46. The membership eligibility criterion in Section 87(1)(e) of the 2006 Act is
echoed in Rule 131 (5) of the 2011 Rules. While the former stipulates, as a
necessary eligibility criterion for membership, genuine need of the member
for housing or additional accommodation from the co-operative Society, the
latter goes a step further by providing that no person shall be admitted as a
member of a co-operative housing Society who is not considered by a board
thereof as one having genuine need for housing or additional
accommodation from such Society.
47. The present writ petitioner has miserably failed to satisfy such yardstick,
rather, acted to the contrary by sitting tight over his allotment of the plot of
land and membership for several years after the stipulated statutory period
before even taking preliminary steps leading to undertaking construction,
let alone actually undertake construction on the disputed plot.

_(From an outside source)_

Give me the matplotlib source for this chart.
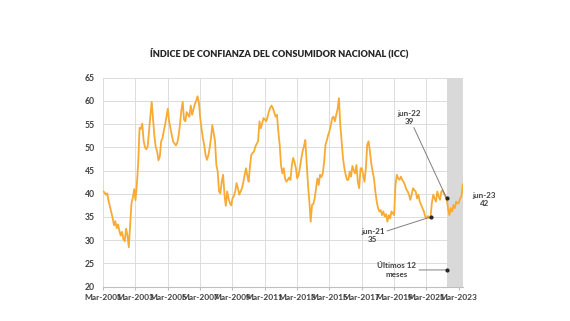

48. The apparent step of submitting a sanction plan was also disclosed by the
writ petitioner only in his letter dated May 15, 2020, in reply to the show
cause notice dated March 16, 2020 issued by the Society. Such delay
betrays genuine absence of need for housing or alternative accommodation
rather than the obverse.
49. Additionally, the writ petitioner has not come with clean hands before
court. The impugned notices were issued respectively on March 16, 2020
and June 23, 2020, whereas the writ petition was affirmed only on March
9, 2021. The delay itself betrays the absence of need of housing or
alternative accommodation of the petitioner, which is a pre-requisite for
membership to a housing co-operative Society.
50. Hence, there is no ground or scope of interference with the impugned
notices and, accordingly, the writ petition fails.
51. WPA 4425 of 2022 is, thus, dismissed on contest without any costs.
52. Urgent certified copies, if applied for, be issued by the department on
compliance of all requisite formalities.